We stopped in Bulls for lunch at the Mother Goose diner. An avant guard restaurant stepped back in time; all except for the prices. The food was satisfactory and there was one surprise. I’ve had egg on pizza; in the Caribbean, but never had egg on a steak sandwich. Here I had an egg; sunny side up on my steak sandwich.

After switching drivers several times we arrived in Wellington. We changed for the most part because; driving for us on the wrong side, was tiring and we needed to stay ultra alert. Too when I am included in the equation that means more driving for W/. Driving seems to put me to sleep faster than any other means, and sleeping is not advisable on any roads.

We arrived in Auckland during rush hour and wove our way through the streets to another AirBnB. Discovering the AirBnB residences are a challenge for us.
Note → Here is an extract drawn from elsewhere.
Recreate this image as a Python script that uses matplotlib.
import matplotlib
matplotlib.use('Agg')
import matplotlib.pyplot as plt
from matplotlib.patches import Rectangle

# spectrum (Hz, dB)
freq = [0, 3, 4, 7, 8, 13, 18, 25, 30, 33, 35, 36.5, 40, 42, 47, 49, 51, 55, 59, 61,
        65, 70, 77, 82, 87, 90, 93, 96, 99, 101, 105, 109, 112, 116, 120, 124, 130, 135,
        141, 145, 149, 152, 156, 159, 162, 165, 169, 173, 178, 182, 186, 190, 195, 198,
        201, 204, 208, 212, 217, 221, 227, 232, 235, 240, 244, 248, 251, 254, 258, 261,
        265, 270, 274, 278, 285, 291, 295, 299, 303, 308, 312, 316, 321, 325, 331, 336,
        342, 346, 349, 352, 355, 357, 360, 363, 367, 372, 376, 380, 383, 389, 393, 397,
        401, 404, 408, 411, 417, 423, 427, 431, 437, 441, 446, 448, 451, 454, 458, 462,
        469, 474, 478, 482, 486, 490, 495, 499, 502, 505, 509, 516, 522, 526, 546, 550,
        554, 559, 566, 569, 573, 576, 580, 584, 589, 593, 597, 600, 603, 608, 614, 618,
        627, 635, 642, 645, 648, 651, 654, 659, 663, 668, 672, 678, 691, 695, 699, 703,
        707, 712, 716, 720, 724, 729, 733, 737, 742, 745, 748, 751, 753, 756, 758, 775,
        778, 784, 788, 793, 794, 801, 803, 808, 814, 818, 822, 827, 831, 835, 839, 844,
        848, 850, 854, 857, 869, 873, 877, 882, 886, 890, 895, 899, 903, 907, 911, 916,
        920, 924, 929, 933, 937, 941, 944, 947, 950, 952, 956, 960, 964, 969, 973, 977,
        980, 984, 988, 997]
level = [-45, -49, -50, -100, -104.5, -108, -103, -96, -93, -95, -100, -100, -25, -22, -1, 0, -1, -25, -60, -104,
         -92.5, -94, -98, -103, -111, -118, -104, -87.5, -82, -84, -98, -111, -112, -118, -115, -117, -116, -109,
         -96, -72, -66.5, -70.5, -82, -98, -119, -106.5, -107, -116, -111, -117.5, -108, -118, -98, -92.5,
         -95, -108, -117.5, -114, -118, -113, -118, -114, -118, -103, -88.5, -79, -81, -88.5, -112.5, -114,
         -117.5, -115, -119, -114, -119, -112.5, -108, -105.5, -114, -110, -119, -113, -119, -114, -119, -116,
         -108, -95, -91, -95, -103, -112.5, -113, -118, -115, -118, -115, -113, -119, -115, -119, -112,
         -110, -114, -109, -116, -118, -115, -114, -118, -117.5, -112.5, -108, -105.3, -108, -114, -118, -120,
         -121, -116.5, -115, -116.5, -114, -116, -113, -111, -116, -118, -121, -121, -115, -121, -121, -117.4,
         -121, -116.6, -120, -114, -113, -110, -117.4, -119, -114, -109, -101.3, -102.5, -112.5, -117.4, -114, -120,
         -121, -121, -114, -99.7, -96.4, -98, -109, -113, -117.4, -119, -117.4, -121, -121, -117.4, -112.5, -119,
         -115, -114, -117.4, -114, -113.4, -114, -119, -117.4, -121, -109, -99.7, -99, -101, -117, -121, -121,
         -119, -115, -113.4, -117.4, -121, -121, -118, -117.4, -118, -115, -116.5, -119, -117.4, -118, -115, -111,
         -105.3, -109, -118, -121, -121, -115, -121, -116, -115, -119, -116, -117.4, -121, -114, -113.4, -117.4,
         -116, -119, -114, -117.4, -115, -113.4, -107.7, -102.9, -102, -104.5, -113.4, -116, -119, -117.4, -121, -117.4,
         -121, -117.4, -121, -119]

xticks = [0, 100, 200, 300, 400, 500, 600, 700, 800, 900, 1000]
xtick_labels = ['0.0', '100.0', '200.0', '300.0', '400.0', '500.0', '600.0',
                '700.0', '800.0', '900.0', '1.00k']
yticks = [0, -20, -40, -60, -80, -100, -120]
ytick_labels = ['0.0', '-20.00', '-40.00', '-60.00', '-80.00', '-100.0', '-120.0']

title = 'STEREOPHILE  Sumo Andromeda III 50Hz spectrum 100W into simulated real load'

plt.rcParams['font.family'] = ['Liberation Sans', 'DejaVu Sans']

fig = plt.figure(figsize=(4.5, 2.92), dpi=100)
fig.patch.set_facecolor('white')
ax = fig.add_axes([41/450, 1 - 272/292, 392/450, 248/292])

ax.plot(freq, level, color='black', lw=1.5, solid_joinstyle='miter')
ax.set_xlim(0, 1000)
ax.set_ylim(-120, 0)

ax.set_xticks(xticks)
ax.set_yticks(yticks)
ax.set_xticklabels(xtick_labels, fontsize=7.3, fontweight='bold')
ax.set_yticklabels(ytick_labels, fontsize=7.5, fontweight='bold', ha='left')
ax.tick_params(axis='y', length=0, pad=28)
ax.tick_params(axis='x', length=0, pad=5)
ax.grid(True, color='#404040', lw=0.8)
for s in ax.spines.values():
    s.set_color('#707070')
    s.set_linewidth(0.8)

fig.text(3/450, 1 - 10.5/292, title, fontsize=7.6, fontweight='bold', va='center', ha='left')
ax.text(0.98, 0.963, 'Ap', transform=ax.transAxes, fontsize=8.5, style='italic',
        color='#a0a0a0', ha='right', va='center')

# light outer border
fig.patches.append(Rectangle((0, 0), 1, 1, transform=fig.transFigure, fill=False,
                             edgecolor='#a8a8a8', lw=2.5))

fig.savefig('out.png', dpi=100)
But Waze has no difficulty as long as we are connected to the internet. And in most cities and towns in NZ we’ve had internet. Our Wellington host is gracious and directs us to pick up some items we’ve neglected to buy and need. Additionally she tells of a great place to have some chow.

In NZ we now have a 3rd connection for wall outlets. In FP and Fiji, the wall outlets were double post. In the US they are parallel blades and NZ has angled blades. I needed some angled blades for our computer / tablet / phone chargers. Luckily we found the Apple connections at a Harvey Normans store. We did bring most of our electronic gear. We snap and back up hundreds of pics of out travels hoping to have a few memorable ones. And too, the technology tools enables our bragging to the rest of the world of our adventures south.